So dd was born at the end of Feb and we've been sorting out the insurance/copays/nuisance stuff ever since. About 10 days ago, we got a bill from a collections agency for $73. to be paid to the hospital where I had dd. It was for a charge that our insurance company said was disputed and they had told us not to pay it in the first place. We contacted insurance co, were told to ignore, etc. So we did.

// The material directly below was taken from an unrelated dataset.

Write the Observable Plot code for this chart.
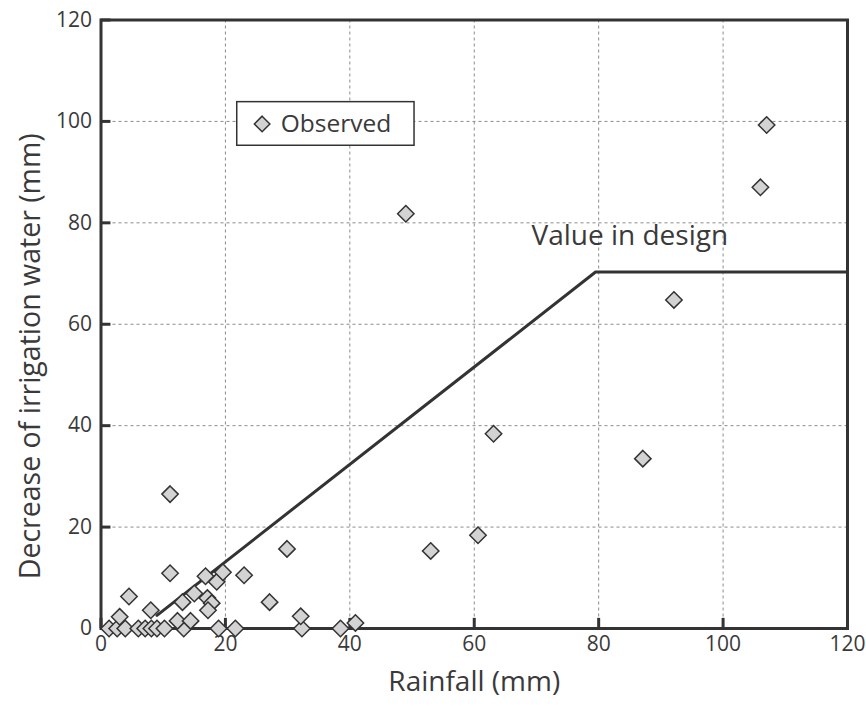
<!DOCTYPE html>
<html><head><meta charset="utf-8">
<script src="https://cdn.jsdelivr.net/npm/d3@7"></script>
<script src="https://cdn.jsdelivr.net/npm/@observablehq/plot@0.6"></script>
<style>body{margin:0;background:#fff} #chart svg{font-family:"Open Sans",sans-serif}</style>
</head><body><div id="chart"></div>
<script>
// Observed points: rainfall (mm) and decrease of irrigation water (mm)
const rainfall = [1.3, 2.6, 3.9, 6.0, 7.1, 8.1, 9.0, 10.2, 13.3, 18.9, 21.6, 32.3, 38.5,
  3.0, 4.5, 8.0, 11.1, 11.1, 12.3, 13.1, 14.4, 15.0, 16.8, 17.1, 17.8, 17.2, 18.6, 19.6,
  23.0, 27.1, 29.9, 32.1, 40.9, 49.0, 53.0, 60.6, 63.1, 87.1, 92.1, 106.0, 107.0];
const decrease = [0, 0, 0, 0, 0, 0, 0, 0, 0, 0, 0, 0, 0,
  2.3, 6.3, 3.6, 10.9, 26.5, 1.5, 5.2, 1.5, 6.9, 10.3, 6.0, 5.0, 3.6, 9.2, 11.1,
  10.5, 5.2, 15.7, 2.4, 1.1, 81.8, 15.3, 18.4, 38.4, 33.5, 64.8, 87.0, 99.3];
// "Value in design" line
const designRain = [9.0, 79.5, 120];
const designDecrease = [2.6, 70.3, 70.3];
// Axis ticks and grid
const xTicks = [0, 20, 40, 60, 80, 100, 120];
const yTicks = [0, 20, 40, 60, 80, 100, 120];
const gridValues = [20, 40, 60, 80, 100];
// Texts
const xTitle = "Rainfall (mm)";
const yTitle = "Decrease of irrigation water (mm)";
const seriesName = "Observed";
const designLabel = "Value in design";

// placement (data units)
const legendBox = {x1: 21.9, x2: 50.4, y1: 95.2, y2: 103.8};
const legendMark = {x: 25.9, y: 99.5};
const legendText = {x: 28.9, y: 99.5};
const designLabelPos = {x: 85, y: 77.4};

const points = rainfall.map((x, i) => ({x, y: decrease[i]}));
const design = designRain.map((x, i) => ({x, y: designDecrease[i]}));
const ink = "#333";
const textInk = "#3a3a3a";

const chart = Plot.plot({
  width: 866, height: 706,
  marginLeft: 100.5, marginRight: 19, marginTop: 19.5, marginBottom: 78,
  x: {domain: [0, 120], axis: null},
  y: {domain: [0, 120], axis: null},
  style: {fontFamily: "Open Sans, sans-serif", color: textInk, background: "#fff"},
  marks: [
    Plot.ruleX(gridValues, {x: d => d, stroke: "#8a8a8a", strokeDasharray: "3,3", strokeWidth: 1}),
    Plot.ruleY(gridValues, {y: d => d, stroke: "#8a8a8a", strokeDasharray: "3,3", strokeWidth: 1}),
    Plot.line(design, {x: "x", y: "y", stroke: ink, strokeWidth: 3}),
    Plot.ruleX(xTicks, {x: d => d, y1: 0, y2: 2, stroke: ink, strokeWidth: 3}),
    Plot.ruleY(yTicks, {y: d => d, x1: 0, x2: 1.6, stroke: ink, strokeWidth: 3}),
    Plot.frame({stroke: ink, strokeWidth: 3}),
    Plot.text(xTicks, {x: d => d, text: d => String(d), frameAnchor: "bottom", lineAnchor: "top", dy: 8, fontSize: 21, fill: textInk}),
    Plot.text(yTicks, {y: d => d, text: d => String(d), frameAnchor: "left", textAnchor: "end", dx: -9, fontSize: 21, fill: textInk}),
    Plot.dot(points, {x: "x", y: "y", symbol: "diamond2", r: 7.4, fill: "#d3d3d3", stroke: ink, strokeWidth: 1.5}),
    Plot.rect([legendBox], {x1: "x1", x2: "x2", y1: "y1", y2: "y2", fill: "#fff", stroke: ink, strokeWidth: 1.5}),
    Plot.dot([legendMark], {x: "x", y: "y", symbol: "diamond2", r: 7, fill: "#d3d3d3", stroke: ink, strokeWidth: 1.5}),
    Plot.text([legendText], {x: "x", y: "y", text: () => seriesName, textAnchor: "start", fontSize: 24.5, fill: textInk}),
    Plot.text([designLabelPos], {x: "x", y: "y", text: () => designLabel, textAnchor: "middle", fontSize: 28, fill: textInk}),
    Plot.text([xTitle], {text: d => d, frameAnchor: "bottom", dy: 62, fontSize: 28, fill: textInk}),
    Plot.text([yTitle], {text: d => d, frameAnchor: "left", textAnchor: "middle", rotate: -90, dx: -70, dy: 32, fontSize: 28.5, fill: textInk})
  ]
});
document.getElementById("chart").append(chart);
</script>
</body></html>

Today I got another bill from the collections agency, so I called the hospital. Was told we owed it and to pay or it would go against our credit rating. I told the woman from the hospital business office that I felt stuck between the insurance company and the hospital and asked them to pull it back from collections and give us a week to sort it out, she said they couldn't. I was calm and polite but somewhat annoyed throughout conversation, and I told her I wasn't impressed with the hospital's practices of sending a claim on less than 3 months after the event. Anyway, she hung up on me!
5 minutes later she called me back, was very polite, sorry we had been "cut off" etc. Said she had spoken to the billings department and that the 'codes didn't add up' so she had pulled our file back from the collections agency and would get it sorted out on tuesday, and that we were not to pay, she would be in touch, etc.
Something seems weird to me. Did she call back just because she was afraid I'd call and report her for hanging up? is she secretly sending our info on to every collections agency and screwing us? or was it just a misunderstanding that she's working to correct?
what do you think? I'm suspicious.
Re: what do you make of this? (long, insurance-related issue)
Did you get her name?
I think whatever happened with the hangup, she said it would be sorted out. You could call back and confirm... if you get the same woman, you can say you were so confused you forgot to get her name. If you get someone else, you could get confirmation that the file has been pulled, then get *that* person's name.
Good luck!
I bet after she hung up on you, she actually looked at the file and realized something WAS wrong and sheepishly called you back.
I think you're okay now.
This would be my guess too. And having worked in hospitals for more years than I'd like to admit, reporting outstanding balances to a collections agency within 90 days is a pretty common practice, not a great one, but common. At one place I worked, it happened to the employees on a regular basis. GL
I would send a dispute letter to the collection agency while you're sorting this out. This requires them to investigate it, and if the hospital can't prove it to them that you owe it, they can't collect it from you.
Chances are it's just a misunderstanding, but I'd send the letter anyway.